All along the parade route, people were lined up more than a dozen deep under sunny skies to watch Kobe Bryant, coach Phil Jackson and other players from the storied franchise ride by on double-decker buses.

Police reported no arrests before the start of the parade. Looting and vandalism after the team won the title Sunday resulted in 18 arrests.

In the days before the parade, much was made of its estimated US$2 million cost, with critics complaining that a city a half-billion dollars in debt and facing layoffs could not afford the celebration.

But private donors stepped up at the 11th hour and underwrote most of the cost.

Billionaire developers Eli Broad and Ed Roski kicked in $850,000, and the Lakers and AEG, a unit of the Anshutz Co. that owns Staples Center where the team plays, paid $1 million in production costs.

“The city is getting a celebration on the cheap in some respects, and a great celebration,” Bratton said.

Albert de la Cruz arrived at the parade route with his baby in an antique baby carriage decorated with purple and gold suede and covered in Lakers logos.

Not far away, Letitcia Gutierrez was crammed against a chain-link fence separating fans from the parade route. But she didn’t mind the cramped quarters.
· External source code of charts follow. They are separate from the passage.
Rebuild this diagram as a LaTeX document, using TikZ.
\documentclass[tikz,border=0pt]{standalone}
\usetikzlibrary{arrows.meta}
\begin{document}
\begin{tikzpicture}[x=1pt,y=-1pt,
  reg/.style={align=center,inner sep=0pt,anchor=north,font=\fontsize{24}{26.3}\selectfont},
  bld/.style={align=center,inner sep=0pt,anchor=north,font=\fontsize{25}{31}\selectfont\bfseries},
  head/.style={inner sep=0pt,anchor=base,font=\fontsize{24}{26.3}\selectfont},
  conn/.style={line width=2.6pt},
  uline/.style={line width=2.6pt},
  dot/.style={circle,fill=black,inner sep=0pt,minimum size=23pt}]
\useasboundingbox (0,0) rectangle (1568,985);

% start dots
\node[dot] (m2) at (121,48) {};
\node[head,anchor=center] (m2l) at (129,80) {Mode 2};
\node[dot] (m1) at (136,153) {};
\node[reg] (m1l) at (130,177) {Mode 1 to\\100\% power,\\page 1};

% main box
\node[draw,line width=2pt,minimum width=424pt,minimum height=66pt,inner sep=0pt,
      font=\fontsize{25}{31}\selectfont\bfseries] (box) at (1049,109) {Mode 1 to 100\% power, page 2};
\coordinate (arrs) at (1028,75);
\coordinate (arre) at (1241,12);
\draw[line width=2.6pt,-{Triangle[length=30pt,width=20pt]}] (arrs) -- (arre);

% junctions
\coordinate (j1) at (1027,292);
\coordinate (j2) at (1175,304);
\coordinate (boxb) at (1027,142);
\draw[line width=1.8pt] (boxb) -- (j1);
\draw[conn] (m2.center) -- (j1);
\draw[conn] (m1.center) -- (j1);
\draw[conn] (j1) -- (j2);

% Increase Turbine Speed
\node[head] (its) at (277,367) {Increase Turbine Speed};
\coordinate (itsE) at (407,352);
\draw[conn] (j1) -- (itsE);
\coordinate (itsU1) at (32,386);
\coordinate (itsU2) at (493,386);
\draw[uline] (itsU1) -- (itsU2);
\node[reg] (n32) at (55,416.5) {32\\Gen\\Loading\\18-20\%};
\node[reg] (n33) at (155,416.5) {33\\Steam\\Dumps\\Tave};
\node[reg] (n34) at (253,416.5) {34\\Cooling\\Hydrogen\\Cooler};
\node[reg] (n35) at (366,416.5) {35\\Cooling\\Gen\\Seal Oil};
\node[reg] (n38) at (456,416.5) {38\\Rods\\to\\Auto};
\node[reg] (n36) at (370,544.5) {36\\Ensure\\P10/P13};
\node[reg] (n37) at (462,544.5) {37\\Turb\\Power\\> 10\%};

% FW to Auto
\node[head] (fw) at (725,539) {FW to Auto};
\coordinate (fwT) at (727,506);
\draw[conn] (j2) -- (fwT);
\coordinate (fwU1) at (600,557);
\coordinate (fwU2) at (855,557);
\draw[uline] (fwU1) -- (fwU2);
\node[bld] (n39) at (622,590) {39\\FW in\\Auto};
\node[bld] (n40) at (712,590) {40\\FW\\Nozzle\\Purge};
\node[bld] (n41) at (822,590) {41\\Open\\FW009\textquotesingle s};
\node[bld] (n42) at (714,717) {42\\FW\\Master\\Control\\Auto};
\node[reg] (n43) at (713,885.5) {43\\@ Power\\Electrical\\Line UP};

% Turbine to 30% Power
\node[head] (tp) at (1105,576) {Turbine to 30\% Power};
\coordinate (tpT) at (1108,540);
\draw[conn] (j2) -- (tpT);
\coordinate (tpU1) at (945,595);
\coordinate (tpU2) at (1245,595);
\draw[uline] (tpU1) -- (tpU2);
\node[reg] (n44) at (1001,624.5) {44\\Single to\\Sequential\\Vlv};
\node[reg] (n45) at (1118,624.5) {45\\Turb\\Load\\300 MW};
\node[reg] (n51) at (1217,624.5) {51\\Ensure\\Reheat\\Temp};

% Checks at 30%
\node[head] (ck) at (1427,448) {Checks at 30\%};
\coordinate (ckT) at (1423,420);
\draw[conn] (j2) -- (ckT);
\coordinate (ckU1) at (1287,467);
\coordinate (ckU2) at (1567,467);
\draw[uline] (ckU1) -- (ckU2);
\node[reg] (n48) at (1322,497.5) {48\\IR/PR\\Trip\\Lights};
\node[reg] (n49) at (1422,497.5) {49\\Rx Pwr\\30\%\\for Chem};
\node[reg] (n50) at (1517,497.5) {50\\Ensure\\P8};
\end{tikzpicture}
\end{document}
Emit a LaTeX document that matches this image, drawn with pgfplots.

“It’s a great thing to be a part of,” she said. “We got passion and motivation. We’re rowdy.”

People began camping out along the route on Tuesday night, with the majority clad in purple and gold jerseys, hats, sweat pants or shorts. Some even dyed their hair purple for the parade.

Some fans waited through the night at the Coliseum. By dawn, so many were spilling into the surrounding streets that the facility’s parking lot was opened to accommodate them.

There was a significant presence of police cars. Bratton said there were at least 1,700 officers on the scene.